3. Le jeûne qui plait à Dieu. — Telle est à peu près la pensée unique de ce jour : a) motifs du jeûne (Leçon), b) l’âme du jeûne (Évangile), c) valeur du jeûne (Préface). Le motif le plus profond du jeûne est le péché, c’est pourquoi, aussi, il n’a de valeur que s’il est uni à l’aversion du péché. Le sens de tout le temps de Carême et de la cérémonie de pénitence d’aujourd’hui est la réforme de la vie. Le jeûne ne vaut pas par lui-même, ce n’est qu’un moyen d’arriver à la piété. L’âme du jeûne est l’humilité ; il est sans valeur et même coupable s’il est au service de l’amour-propre (Evangile). En termes d’une beauté inimitable, la préface expose l’importance du jeûne : “ Par le jeûne corporel, tu réprimes les péchés, tu élèves l’esprit, tu confères la vertu et la récompense. “ Le jeûne nous délivre des forces inférieures de l’âme et du corps et, par suite, il renforce l’homme spirituel et affermit surtout la volonté. Or la volonté est, pour l’œuvre de notre salut, le facteur humain décisif.
    
4. Psaume I — Les deux voies. — Le pape Saint Grégoire 1er réorganisa les chants de communion pour les féries de Carême. Il choisit pour cela les 26 premiers psaumes qu’il fit succéder dans l’ordre. On les chantait alors en entier. C’est une indication qui nous montre que, pendant le Carême, nous devons consacrer une attention particulière à ces psaumes. Nos lecteurs pourraient prendre aussi cette résolution de Carême : apprendre à mieux comprendre et à mieux réciter les psaumes.
    
Le premier psaume est l’introduction du psautier. Saint Jérôme l’appelle praefatio Spiritus Sancti, la préface du Saint-Esprit. Ce psaume, en effet, exprime les pensées principales qui parcourent la plupart des psaumes : heureux ceux qui craignent Dieu, malheur aux impies. Nous y trouvons aussi une pensée qu’aimait beaucoup l’Église primitive : la doctrine des deux voies, la voie de la vie et la voie de la mort. Notre psaume est facile à comprendre, édifiant et instructif ; il coule comme un frais ruisseau des bois.
Heureux l’homme
qui ne marche pas dans le conseil des impies,
qui ne se tient pas dans la voie des pécheurs,
qui ne s’assied pas dans la compagnie des moqueurs,
mais qui, plutôt, a son plaisir dans la loi du Seigneur
et qui la médite jour et nuit.
Il est comme un arbre planté près d’un cours d’eau,
qui porte ses fruits en temps opportun. 
Son feuillage ne se flétrit pas et tout ce qu’il fait lui réussit.

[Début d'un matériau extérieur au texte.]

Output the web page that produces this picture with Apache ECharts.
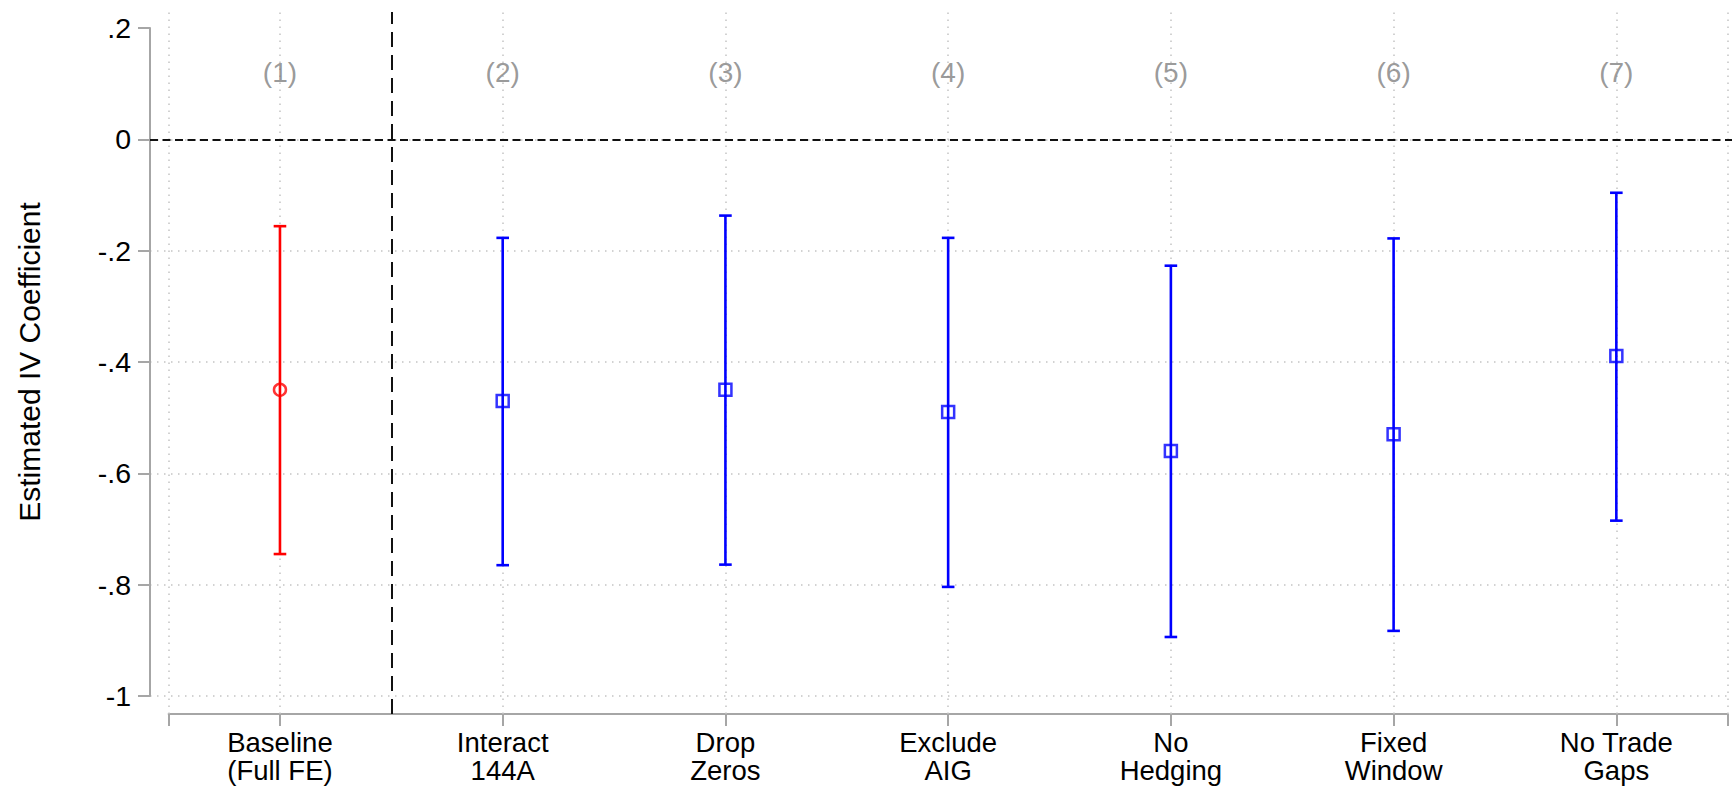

Il n’en est pas ainsi des impies, il n’en est pas ainsi,
ils sont comme une paille que la tempête chasse de la terre.
C’est pourquoi les impies ne subsisteront pas au jugement,
ni les pécheurs dans l’assemblée des justes.
Car le Seigneur connaît la voie des justes,
mais le sentier des impies mène à la ruine.
Plan du psaume.
I. L’homme craignant Dieu v. 1-3.
1. Aspect négatif : triple gradation du péché, v. 1.
marcher — péché
se tenir — habitude
s’asseoir — vice.
2. Aspect positif : la fidélité à la Loi v. 2.
3. Image : l’arbre fécond, v. 3. 
II. L’impie.
1. Image : la paille sur l’aire (ou le feuillage desséché), v. 4.
2. le jugement, v. 5.
3. Sentence finale, v. 6.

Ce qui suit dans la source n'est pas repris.